By contrast, “low self-monitors,” Who represents 60 percent of the overall population, tend to have strong beliefs, traits and opinions. They are also less likely to change their points of view. These are people who know what they want and are less likely to change or “go along to get along.”

“They tend, however, not to pay much attention to what others want or what the demands of a situation are,” said Kilduff. “They may speak up inappropriately, and they can be a pain in the neck. The chameleons listen more carefully, and they are more apt to adjust their own views and behaviors so as to get along. They are less likely to quarrel with supervisors, for example. Both are good performers, but high self-monitors tend to take on far more than average…In the workplace, that approach tends to be fairly valuable.“

The workplace friends of high self-monitors come from many different departments and from many different points of power within a company, say researchers.  One drawback: high self-monitors are less likely to stay in a particular city or with a particular company simply because of strong relationships or social ties.

Love self-monitors tend to gravitate toward like-minded people and their commitments and ties run deep. They are less likely to dive up relationships in order to more up and, if necessary, out to bigger and better things.

Management consultants have another name for the way people interact in and out of the workplace. They call it social capital.
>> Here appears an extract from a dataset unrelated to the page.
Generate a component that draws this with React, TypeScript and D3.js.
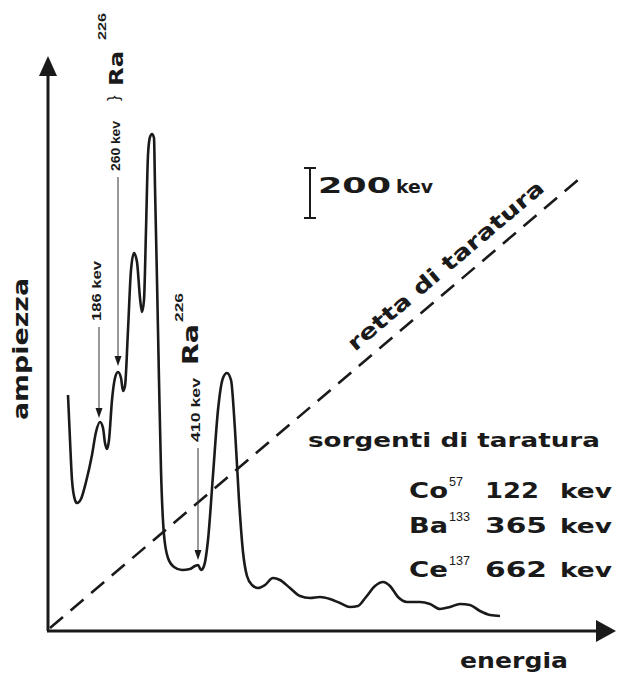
import * as d3 from "d3";

// spectrum (channel, amplitude in arbitrary units)
const spectrumChannel = [
  4.0, 4.4, 4.8, 5.4, 5.8, 6.6, 7.6, 8.8, 9.6, 10.4, 11.0, 11.4, 11.8, 12.2, 12.8,
  13.4, 14.0, 14.6, 15.0, 15.4, 16.0, 16.6, 17.2, 17.8, 18.4, 18.8, 19.2, 19.6,
  20.0, 20.4, 20.8, 21.2, 21.4, 21.8, 22.2, 22.6, 23.2, 24.0, 25.2, 26.8, 28.4,
  29.4, 30.0, 30.6, 31.2, 32.0, 33.0, 34.0, 35.0, 35.8, 36.6, 37.4, 38.2, 39.0,
  39.8, 40.8, 42.0, 43.4, 45.0, 46.4, 48.4, 50.4, 52.4, 54.4, 56.4, 58.4, 60.4,
  62.0, 63.6, 65.4, 67.0, 68.4, 70.0, 71.8, 74.4, 76.4, 78.4, 80.4, 82.4, 84.4,
  86.4, 88.4, 90.4,
];
const spectrumAmplitude = [
  47.2, 38.2, 30.2, 26.2, 25.6, 26.4, 29.8, 35.2, 39.8, 41.8, 40.6, 37.6, 36.4,
  38.2, 46.2, 50.6, 51.8, 50.6, 48.0, 49.0, 60.2, 72.2, 75.6, 73.8, 66.6, 63.8,
  66.2, 80.2, 95.2, 98.8, 99.4, 98.6, 88.8, 70.2, 50.2, 32.2, 19.2, 14.6, 12.8,
  12.2, 12.4, 13.0, 13.2, 12.2, 13.0, 18.2, 31.2, 44.2, 50.6, 51.6, 50.2, 40.2,
  26.2, 15.8, 11.0, 9.2, 8.6, 9.2, 10.6, 10.2, 8.6, 7.0, 6.6, 6.8, 6.4, 5.6, 4.8,
  5.0, 6.8, 9.0, 9.8, 9.0, 6.8, 5.8, 5.8, 5.4, 4.4, 4.8, 5.4, 5.2, 4.0, 3.2, 3.0,
];

// Ra226 lines marked with arrows
const peakLabels = ["186 kev", "260 kev", "410 kev"];
const peakChannel = [10.2, 14.0, 30.0];
const peakArrowTop = [60.8, 90.8, 36.6];
const peakArrowTip = [42.6, 53.0, 14.2];

// calibration sources
const sourceElements = ["Co", "Ba", "Ce"];
const sourceMass = ["57", "133", "137"];
const sourceEnergy = ["122", "365", "662"];

// calibration line end points
const calibChannel = [0.4, 106];
const calibAmplitude = [0.6, 90.2];

const W = 617;
const H = 673;
const bold = "'DejaVu Sans', sans-serif";
const small = "'Liberation Sans', Arial, sans-serif";

export default function App() {
  const x = d3.scaleLinear().domain([0, 112]).range([48, 608]);
  const y = d3.scaleLinear().domain([0, 114]).range([631, 61]);

  const spectrum = d3
    .line<number>()
    .x((d) => x(spectrumChannel[d]))
    .y((d) => y(spectrumAmplitude[d]))
    .curve(d3.curveMonotoneX)(d3.range(spectrumChannel.length));

  const calib = d3
    .line<number>()
    .x((d) => x(calibChannel[d]))
    .y((d) => y(calibAmplitude[d]))([0, 1]);

  const angle =
    (Math.atan2(y(calibAmplitude[1]) - y(calibAmplitude[0]), x(calibChannel[1]) - x(calibChannel[0])) * 180) /
    Math.PI;

  const rowBase = [498, 533, 577];
  const numLen = [54, 62, 62];

  return (
    <svg width={W} height={H} style={{ position: "absolute", left: 0, top: 0, background: "#fff" }}>
      {/* axes */}
      <line x1={x(0)} y1={y(0)} x2={x(0)} y2={y(111)} stroke="#1a1a1a" strokeWidth={3} />
      <path d={`M${x(0) - 9},${y(111)} L${x(0)},${y(111) - 20} L${x(0) + 9},${y(111)} Z`} fill="#1a1a1a" />
      <line x1={x(0) - 1} y1={y(0)} x2={x(110)} y2={y(0)} stroke="#1a1a1a" strokeWidth={3} />
      <path d={`M${x(110) - 2},${y(0) - 11} L${x(110) + 18},${y(0)} L${x(110) - 2},${y(0) + 11} Z`} fill="#1a1a1a" />

      {/* calibration line */}
      <path d={calib ?? ""} fill="none" stroke="#1a1a1a" strokeWidth={2.6} strokeDasharray="17,10" />

      {/* spectrum */}
      <path d={spectrum ?? ""} fill="none" stroke="#1a1a1a" strokeWidth={2.6} strokeLinejoin="round" />

      {/* peak arrows */}
      {peakLabels.map((label, i) => {
        const px = x(peakChannel[i]);
        const top = y(peakArrowTop[i]);
        const tip = y(peakArrowTip[i]);
        const len = [60, 50, 64][i];
        return (
          <g key={label}>
            <line x1={px} y1={top} x2={px} y2={tip - 8} stroke="#333" strokeWidth={1} />
            <path d={`M${px - 3.5},${tip - 10} L${px},${tip} L${px + 3.5},${tip - 10} Z`} fill="#1a1a1a" />
            <text
              transform={`translate(${px + 2},${top - 6}) rotate(-90)`}
              fontFamily={small}
              fontWeight="bold"
              fontSize={12}
              textLength={len}
              lengthAdjust="spacingAndGlyphs"
              fill="#1a1a1a"
            >
              {label}
            </text>
          </g>
        );
      })}

      {/* Ra226 marks (rotated frame: x = -screenY) */}
      <g transform={`translate(${x(14.0) + 5},0) rotate(-90)`} fill="#1a1a1a">
        <text x={-101} y={-4} fontFamily={small} fontSize={17}>{"}"}</text>
        <text x={-86} y={0} fontFamily={bold} fontWeight="bold" fontSize={20} textLength={35} lengthAdjust="spacingAndGlyphs">
          Ra
        </text>
        <text x={-40} y={-17} fontFamily={small} fontSize={11} fontWeight="bold" textLength={27} lengthAdjust="spacingAndGlyphs">
          226
        </text>
      </g>
      <g transform={`translate(${x(30.0)},0) rotate(-90)`} fill="#1a1a1a">
        <text x={-365} y={0} fontFamily={bold} fontWeight="bold" fontSize={21} textLength={41} lengthAdjust="spacingAndGlyphs">
          Ra
        </text>
        <text x={-322} y={-15} fontFamily={small} fontSize={11} fontWeight="bold" textLength={29} lengthAdjust="spacingAndGlyphs">
          226
        </text>
      </g>

      {/* scale bar */}
      <g stroke="#1a1a1a" strokeWidth={2}>
        <line x1={310} y1={168} x2={310} y2={218} />
        <line x1={304} y1={168} x2={316} y2={168} />
        <line x1={304} y1={218} x2={316} y2={218} />
      </g>
      <text x={318} y={193} fontFamily={bold} fontWeight="bold" fontSize={21} textLength={73} lengthAdjust="spacingAndGlyphs" fill="#1a1a1a">
        200
      </text>
      <text x={396} y={193} fontFamily={bold} fontWeight="bold" fontSize={17} textLength={37} lengthAdjust="spacingAndGlyphs" fill="#1a1a1a">
        kev
      </text>

      {/* calibration line label */}
      <text
        transform={`translate(355,352) rotate(${angle})`}
        fontFamily={bold}
        fontWeight="bold"
        fontSize={21}
        textLength={250}
        lengthAdjust="spacingAndGlyphs"
        fill="#1a1a1a"
      >
        retta di taratura
      </text>

      {/* calibration sources */}
      <text x={308} y={447} fontFamily={bold} fontWeight="bold" fontSize={19} textLength={292} lengthAdjust="spacingAndGlyphs" fill="#1a1a1a">
        sorgenti di taratura
      </text>
      {sourceElements.map((el, i) => (
        <g key={el} fill="#1a1a1a">
          <text x={409} y={rowBase[i]} fontFamily={bold} fontWeight="bold" fontSize={21} textLength={39} lengthAdjust="spacingAndGlyphs">
            {el}
          </text>
          <text x={449} y={rowBase[i] - 12} fontFamily={small} fontSize={12} textLength={sourceMass[i].length * 7} lengthAdjust="spacingAndGlyphs">
            {sourceMass[i]}
          </text>
          <text x={485} y={rowBase[i]} fontFamily={bold} fontWeight="bold" fontSize={21} textLength={numLen[i]} lengthAdjust="spacingAndGlyphs">
            {sourceEnergy[i]}
          </text>
          <text x={560} y={rowBase[i]} fontFamily={bold} fontWeight="bold" fontSize={19} textLength={52} lengthAdjust="spacingAndGlyphs">
            kev
          </text>
        </g>
      ))}

      {/* axis titles */}
      <text x={460} y={668} fontFamily={bold} fontWeight="bold" fontSize={22} textLength={108} lengthAdjust="spacingAndGlyphs" fill="#1a1a1a">
        energia
      </text>
      <text
        transform="translate(28,420) rotate(-90)"
        fontFamily={bold}
        fontWeight="bold"
        fontSize={22}
        textLength={142}
        lengthAdjust="spacingAndGlyphs"
        fill="#1a1a1a"
      >
        ampiezza
      </text>
    </svg>
  );
}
They maintain that the ability to build networks and friendships is a form of capital that can boost a firm’s bottom line, especially if the schmoozing occurs after hours.

Jim McHugh, a natural schmoozer who is director of business development at Salary.com, has a lot of social capital, his colleagues say.
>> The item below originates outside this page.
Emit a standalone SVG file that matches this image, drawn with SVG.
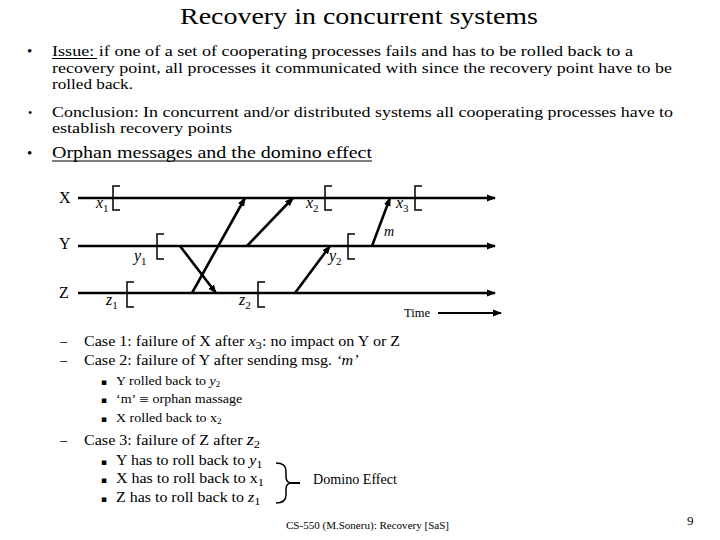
<svg xmlns="http://www.w3.org/2000/svg" width="720" height="540" viewBox="0 0 720 540">
<defs>
<marker id="ah" markerWidth="9" markerHeight="8" refX="8" refY="4" orient="auto" markerUnits="userSpaceOnUse"><path d="M0,0.5 L9,4 L0,7.5 z" fill="#000"/></marker>
</defs>
<style>
text{font-family:"Liberation Serif","Times New Roman",serif;fill:#000}
.t{font-size:15px}
.c{font-size:14px}
.s{font-size:12.5px}
.lbl{font-size:16px}
.it{font-style:italic}
.sub{font-style:normal;font-size:11px}
.sq{font-family:"DejaVu Sans",sans-serif;font-size:9px}
.ln{stroke:#000;stroke-width:2.6;fill:none;marker-end:url(#ah)}
.msg{stroke:#000;stroke-width:2.6;fill:none;marker-end:url(#ah)}
.bk{stroke:#000;stroke-width:1.5;fill:none}
.ul{stroke:#000;stroke-width:1}
</style>
<rect width="720" height="540" fill="#fff"/>

<g id="title">
<text x="180" y="24" font-size="24" textLength="358" lengthAdjust="spacingAndGlyphs">Recovery in concurrent systems</text>
</g>

<g id="bullets">
<text x="27" y="56" class="t">•</text>
<text x="52" y="56" class="t" textLength="581" lengthAdjust="spacingAndGlyphs">Issue: if one of a set of cooperating processes fails and has to be rolled back to a</text>
<line class="ul" x1="52" y1="58.5" x2="97" y2="58.5"/>
<text x="52" y="73" class="t" textLength="620" lengthAdjust="spacingAndGlyphs">recovery point, all processes it communicated with since the recovery point have to be</text>
<text x="52" y="89" class="t" textLength="81" lengthAdjust="spacingAndGlyphs">rolled back.</text>
<text x="28" y="117" font-size="12">•</text>
<text x="52" y="117" class="t" textLength="621" lengthAdjust="spacingAndGlyphs">Conclusion: In concurrent and/or distributed systems all cooperating processes have to</text>
<text x="52" y="133" class="t" textLength="180" lengthAdjust="spacingAndGlyphs">establish recovery points</text>
<text x="27" y="158" class="t">•</text>
<text x="52" y="158" font-size="17.5" textLength="320" lengthAdjust="spacingAndGlyphs">Orphan messages and the domino effect</text>
<line class="ul" x1="52" y1="161" x2="372" y2="161"/>
</g>

<g id="process-X">
<text x="59" y="203" class="lbl">X</text>
<path class="ln" d="M78,198 H495"/>
<path class="bk" d="M120,186 H113 V210 H120"/>
<text x="96" y="208" class="lbl it">x<tspan class="sub" dy="4">1</tspan></text>
<path class="bk" d="M332,186 H325 V210 H332"/>
<text x="306" y="208" class="lbl it">x<tspan class="sub" dy="4">2</tspan></text>
<path class="bk" d="M422,186 H415 V210 H422"/>
<text x="396" y="208" class="lbl it">x<tspan class="sub" dy="4">3</tspan></text>
</g>

<g id="process-Y">
<text x="59" y="249" class="lbl">Y</text>
<path class="ln" d="M78,246 H495"/>
<path class="bk" d="M164,234 H157 V259 H164"/>
<text x="134" y="261" class="lbl it">y<tspan class="sub" dy="4">1</tspan></text>
<path class="bk" d="M355,234 H348 V259 H355"/>
<text x="329" y="261" class="lbl it">y<tspan class="sub" dy="4">2</tspan></text>
</g>

<g id="process-Z">
<text x="59" y="298" class="lbl">Z</text>
<path class="ln" d="M78,293 H495"/>
<path class="bk" d="M134,282 H127 V307 H134"/>
<text x="106" y="305" class="lbl it">z<tspan class="sub" dy="4">1</tspan></text>
<path class="bk" d="M265,282 H258 V307 H265"/>
<text x="239" y="305" class="lbl it">z<tspan class="sub" dy="4">2</tspan></text>
</g>

<g id="connectors">
<path class="msg" d="M192,293 L245,198"/>
<path class="msg" d="M180,246 L216,293"/>
<path class="msg" d="M247,246 L293,198"/>
<path class="msg" d="M295,293 L330,246"/>
<path class="msg" d="M372,246 L390,198"/>
<text x="384" y="236" class="c it">m</text>
</g>

<g id="time">
<text x="404" y="317" font-size="12.5">Time</text>
<path class="ln" style="stroke-width:2" d="M438,313 H501"/>
</g>

<g id="cases">
<text x="60" y="346" class="c">–</text>
<text class="c" transform="translate(84,346) scale(1.15,1)">Case 1: failure of X after <tspan class="it">x</tspan><tspan class="sub" dy="3">3</tspan><tspan dy="-3">: no impact on Y or Z</tspan></text>
<text x="60" y="365" class="c">–</text>
<text class="c" transform="translate(84,365) scale(1.15,1)">Case 2: failure of Y after sending msg. <tspan class="it">‘m’</tspan></text>
<text x="101" y="385" class="sq">▪</text>
<text class="s" transform="translate(116,385) scale(1.12,1)">Y rolled back to <tspan class="it">y</tspan><tspan dy="2" font-size="8">2</tspan></text>
<text x="101" y="403" class="sq">▪</text>
<text class="s" transform="translate(116,403) scale(1.12,1)">‘m’ <tspan font-family="DejaVu Serif, serif" font-size="11">≡</tspan> orphan massage</text>
<text x="101" y="422" class="sq">▪</text>
<text class="s" transform="translate(116,422) scale(1.12,1)">X rolled back to x<tspan dy="2" font-size="8">2</tspan></text>
<text x="60" y="445" class="c">–</text>
<text class="c" transform="translate(84,445) scale(1.15,1)">Case 3: failure of Z after <tspan class="it" font-size="16">z</tspan><tspan class="sub" dy="3">2</tspan></text>
<text x="101" y="465" class="sq">▪</text>
<text class="c" transform="translate(116,465) scale(1.14,1)">Y has to roll back to <tspan class="it">y</tspan><tspan class="sub" dy="3">1</tspan></text>
<text x="101" y="483" class="sq">▪</text>
<text class="c" transform="translate(116,483) scale(1.14,1)">X has to roll back to x<tspan class="sub" dy="3">1</tspan></text>
<text x="101" y="502" class="sq">▪</text>
<text class="c" transform="translate(116,502) scale(1.14,1)">Z has to roll back to <tspan class="it">z</tspan><tspan class="sub" dy="3">1</tspan></text>
</g>

<g id="domino">
<path class="bk" d="M276,463 Q286,463 286,471 V477 Q286,483 292,483 Q286,483 286,489 V495 Q286,503 276,503"/>
<path stroke="#000" stroke-width="2" d="M290,483 H300"/>
<text x="313" y="484" class="c" textLength="84" lengthAdjust="spacingAndGlyphs">Domino Effect</text>
</g>

<g id="footer">
<text x="286" y="529" font-size="11" textLength="163" lengthAdjust="spacingAndGlyphs">CS-550 (M.Soneru): Recovery [SaS]</text>
<text x="687" y="525" font-family="Liberation Sans, Arial, sans-serif" font-size="13">9</text>
</g>
</svg>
Mchugh is the type of person whom clients, colleagues, and friends can tap for hard-to-find tickets to concerts, and sporting events. Can’t make a reservation at a popular restaurant? Contact McHugh, a schmoozer who knows everybody, from bus boys and waitresses to the maitre’d.

“A lot of people go to networking events, but you really have to naturally enjoy meeting people for it to be successful,” he said. “Successful networkers enjoy helping people. In fact, the giving aspect is the key: When you help others, it all comes back to you.”

Phillips, who was born and raised in Antigua but came to Boston more than 20 years ago to attend college, said networking goes beyond “breaking the ice with someone.”

“It’s not enough to go to an event and simply network,” she said. “You have to follow up, remember names. Also, when you meet someone, that person should be the most important person to you.